YOUR OBJECTIVE: Write each line of the material exactly as given, from the top through the line that contains "(1733,119) rectangle (2436,1309);", and omit all pictures.

— START OF SUPPLIED DATA —

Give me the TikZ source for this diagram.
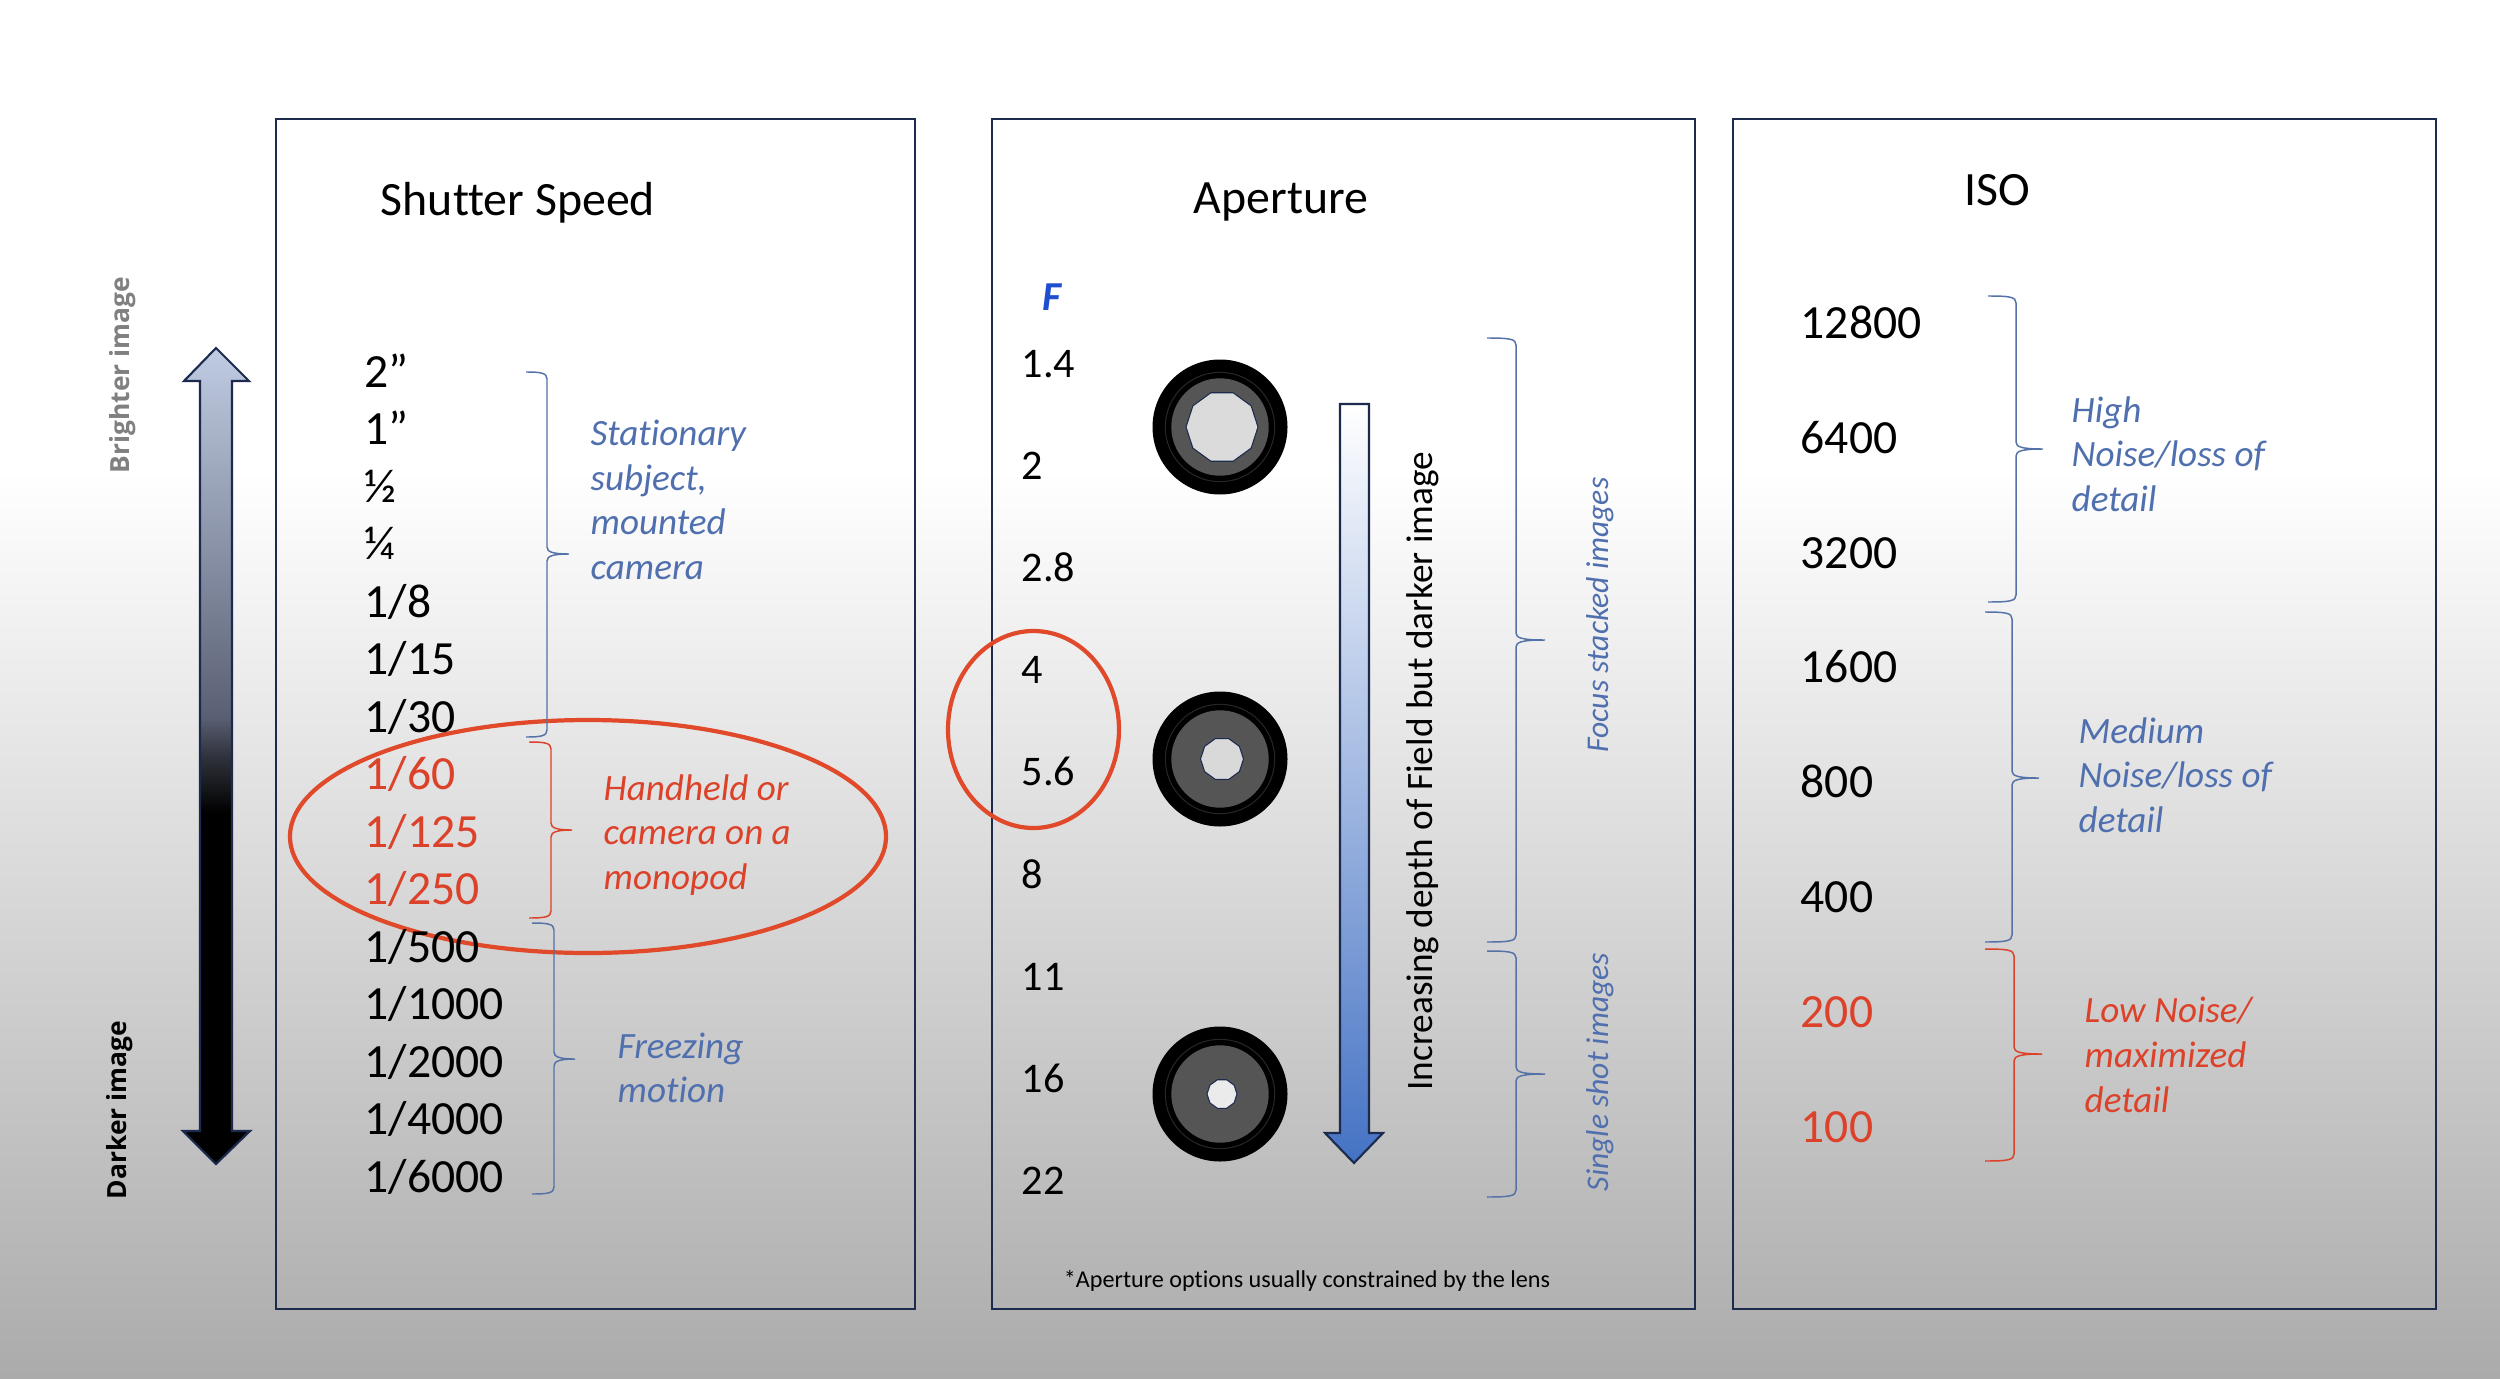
\documentclass[tikz,border=0pt]{standalone}
\usepackage{fontspec}
\setmainfont{Carlito}[Ligatures=NoCommon]
\newfontfamily\sidefont{Open Sans}
\usepackage{xcolor}
\usetikzlibrary{shapes.geometric}
\definecolor{framenavy}{HTML}{1C2A4E}
\definecolor{notered}{HTML}{DC4129}
\definecolor{ringred}{HTML}{E04A2A}
\definecolor{noteblue}{HTML}{4F6FAE}
\definecolor{braceblue}{HTML}{5472A8}
\definecolor{fblue}{HTML}{1F4FD0}
\definecolor{lensgray}{HTML}{555555}
\definecolor{arrowtop}{HTML}{C0CCE2}
\definecolor{arrowmid}{HTML}{5A6074}
\definecolor{arrowlow}{HTML}{30333C}
\definecolor{depthblue}{HTML}{4472C4}
\pgfdeclareverticalshading{brightdark}{100bp}{color(0bp)=(black); color(46.5bp)=(black); color(50bp)=(arrowlow); color(52.4bp)=(arrowmid); color(75bp)=(arrowtop); color(100bp)=(arrowtop)}
\begin{document}
\begin{tikzpicture}[x=0.01cm,y=-0.01cm,
                    frame/.style={draw=framenavy,line width=0.6pt},
                    val/.style={inner sep=0pt,anchor=base west,font=\fontsize{13.55}{16}\selectfont},
                    fval/.style={inner sep=0pt,anchor=base west,font=\fontsize{12}{14}\selectfont},
                    heading/.style={inner sep=0pt,font=\fontsize{13.6}{16}\selectfont},
                    note/.style={inner sep=0pt,anchor=west,align=left,text=noteblue,font=\fontsize{10.55}{12.7}\selectfont\itshape},
                    ring/.style={draw=ringred,line width=1.2pt},
                    bracket/.style={draw=#1,line width=0.42pt},
                    hole/.style={draw=framenavy,line width=0.3pt,regular polygon,regular polygon sides=10,inner sep=0pt,fill=#1},
                    sidelabel/.style={inner sep=0pt,rotate=90,font=\fontsize{7.5}{9}\selectfont\sidefont\bfseries}]

  \useasboundingbox (0,0) rectangle (2500,1379);
  \fill[white] (0,0) rectangle (2500,470);
  \shade[top color=white,bottom color=black!33] (0,470) rectangle (2500,1379);

  \draw[frame] (276,119) rectangle (915,1309);
  \draw[frame] (992,119) rectangle (1695,1309);
  \draw[frame] (1733,119) rectangle (2436,1309);

  \node[heading] (shuttertitle) at (518,203) {Shutter Speed};
  \node[heading] (aperturetitle) at (1281,202) {Aperture};
  \node[heading] (isotitle) at (1997,190) {ISO};

  \draw[framenavy,line width=0.6pt,shading=brightdark]
        (216,348) -- (249,381) -- (232,381) -- (232,1131) -- (250,1131) -- (216,1164)
        -- (183,1131) -- (200,1131) -- (200,381) -- (184,381) -- cycle;
  \node[sidelabel,text=black!50] (brighter) at (123,375) {Brighter image};
  \node[sidelabel] (darker) at (120,1110) {Darker image};

  \draw[ring] (588,836.5) ellipse (298 and 116.5);
  \draw[ring] (1033.5,729.5) ellipse (85.5 and 98.5);

  \foreach \shutter [count=\i from 0] in {2”,1”,½,¼,1/8,1/15,1/30,1/60,1/125,1/250,1/500,1/1000,1/2000,1/4000,1/6000}{
    \pgfmathtruncatemacro{\isred}{\i>6 && \i<10}
    \ifnum\isred=1
      \node[val,text=notered] (sh\i) at (364,387+57.5*\i) {\shutter};
    \else
      \node[val] (sh\i) at (364,387+57.5*\i) {\shutter};
    \fi
  }

  \node[inner sep=0pt,text=fblue,font=\fontsize{11.7}{14}\selectfont\bfseries\itshape] (fnum) at (1052,297) {F};
  \foreach \fstop [count=\i from 0] in {1.4,2,2.8,4,5.6,8,11,16,22}{
    \node[fval] (ap\i) at (1021,377+102.2*\i) {\fstop};
  }

  \foreach \iso/\isocol [count=\i from 0] in {12800/black,6400/black,3200/black,1600/black,800/black,400/black,200/notered,100/notered}{
    \node[val,text=\isocol] (iso\i) at (1800,338.5+114.8*\i) {\iso};
  }

  \foreach \n/\ly/\hs/\holecol in {1/427/72/black!14,2/759/43/black!15,3/1094/30/black!8}{
    \fill[black] (1220,\ly) circle (67.5);
    \draw[black!85,line width=0.3pt] (1220,\ly) circle (54.7);
    \fill[lensgray] (1220,\ly) circle (48.7);
    \node[hole=\holecol,minimum size=\hs*0.01cm] (stop\n) at (1222,\ly) {};
  }

  \shade[shading=axis,top color=white,bottom color=depthblue,draw=framenavy,line width=0.6pt]
        (1340,404) -- (1369,404) -- (1369,1133) -- (1383,1133) -- (1354,1163)
        -- (1325,1133) -- (1340,1133) -- cycle;
  \node[inner sep=0pt,rotate=90,font=\fontsize{10.6}{13}\selectfont] (depthtext) at (1423,771)
        {Increasing depth of Field but darker image};
  \node[inner sep=0pt,rotate=90,text=noteblue,font=\fontsize{9}{11}\selectfont\itshape] (focustext) at (1600,615)
        {Focus stacked images};
  \node[inner sep=0pt,rotate=90,text=noteblue,font=\fontsize{9}{11}\selectfont\itshape] (singletext) at (1600,1072)
        {Single shot images};
  \node[inner sep=0pt,font=\fontsize{6.87}{8}\selectfont] (lensnote) at (1307,1281)
        {*Aperture options usually constrained by the lens};

  \node[note] (stationary) at (590,500) {Stationary\\subject,\\mounted\\camera};
  \node[note,text=notered] (handheld) at (603,835) {Handheld or\\camera on a\\monopod};
  \node[note] (freezing) at (617,1068) {Freezing\\motion};
  \node[note] (highnoise) at (2071,454) {High\\Noise/loss of\\detail};
  \node[note] (mednoise) at (2078,775) {Medium\\Noise/loss of\\detail};
  \node[note,text=notered] (lownoise) at (2084,1055) {Low Noise/\\maximized\\detail};

  \foreach \n/\bx/\bs/\bp/\bt/\bm/\bb/\bcol in {1/526/547/569/372/554/737/braceblue,2/529/551/572/742/830/918/notered,
      3/532/554/575/923/1059/1194/braceblue,4/1487/1516/1545/338/640/942/braceblue,5/1487/1516/1545/951/1074/1197/braceblue,
      6/1988/2016/2043/296/449/602/braceblue,7/1985/2012/2039/612/778/942/braceblue,8/1985/2014/2042/949/1054/1161/notered}{
    \coordinate (br\n top) at (\bx,\bt);
    \coordinate (br\n tip) at (\bp,\bm);
    \coordinate (br\n bot) at (\bx,\bb);
    \draw[bracket=\bcol] (br\n top) .. controls (\bs-6,\bt) and (\bs,\bt+1) .. (\bs,\bt+7)
          -- (\bs,\bm-7) .. controls (\bs,\bm-2) and (\bs+6,\bm) .. (br\n tip)
          .. controls (\bs+6,\bm) and (\bs,\bm+2) .. (\bs,\bm+7)
          -- (\bs,\bb-7) .. controls (\bs,\bb-1) and (\bs-6,\bb) .. (br\n bot);
  }
\end{tikzpicture}
\end{document}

— END OF SUPPLIED DATA —

TASK SOLUTION:
Give me the TikZ source for this diagram.
\documentclass[tikz,border=0pt]{standalone}
\usepackage{fontspec}
\setmainfont{Carlito}[Ligatures=NoCommon]
\newfontfamily\sidefont{Open Sans}
\usepackage{xcolor}
\usetikzlibrary{shapes.geometric}
\definecolor{framenavy}{HTML}{1C2A4E}
\definecolor{notered}{HTML}{DC4129}
\definecolor{ringred}{HTML}{E04A2A}
\definecolor{noteblue}{HTML}{4F6FAE}
\definecolor{braceblue}{HTML}{5472A8}
\definecolor{fblue}{HTML}{1F4FD0}
\definecolor{lensgray}{HTML}{555555}
\definecolor{arrowtop}{HTML}{C0CCE2}
\definecolor{arrowmid}{HTML}{5A6074}
\definecolor{arrowlow}{HTML}{30333C}
\definecolor{depthblue}{HTML}{4472C4}
\pgfdeclareverticalshading{brightdark}{100bp}{color(0bp)=(black); color(46.5bp)=(black); color(50bp)=(arrowlow); color(52.4bp)=(arrowmid); color(75bp)=(arrowtop); color(100bp)=(arrowtop)}
\begin{document}
\begin{tikzpicture}[x=0.01cm,y=-0.01cm,
                    frame/.style={draw=framenavy,line width=0.6pt},
                    val/.style={inner sep=0pt,anchor=base west,font=\fontsize{13.55}{16}\selectfont},
                    fval/.style={inner sep=0pt,anchor=base west,font=\fontsize{12}{14}\selectfont},
                    heading/.style={inner sep=0pt,font=\fontsize{13.6}{16}\selectfont},
                    note/.style={inner sep=0pt,anchor=west,align=left,text=noteblue,font=\fontsize{10.55}{12.7}\selectfont\itshape},
                    ring/.style={draw=ringred,line width=1.2pt},
                    bracket/.style={draw=#1,line width=0.42pt},
                    hole/.style={draw=framenavy,line width=0.3pt,regular polygon,regular polygon sides=10,inner sep=0pt,fill=#1},
                    sidelabel/.style={inner sep=0pt,rotate=90,font=\fontsize{7.5}{9}\selectfont\sidefont\bfseries}]

  \useasboundingbox (0,0) rectangle (2500,1379);
  \fill[white] (0,0) rectangle (2500,470);
  \shade[top color=white,bottom color=black!33] (0,470) rectangle (2500,1379);

  \draw[frame] (276,119) rectangle (915,1309);
  \draw[frame] (992,119) rectangle (1695,1309);
  \draw[frame] (1733,119) rectangle (2436,1309);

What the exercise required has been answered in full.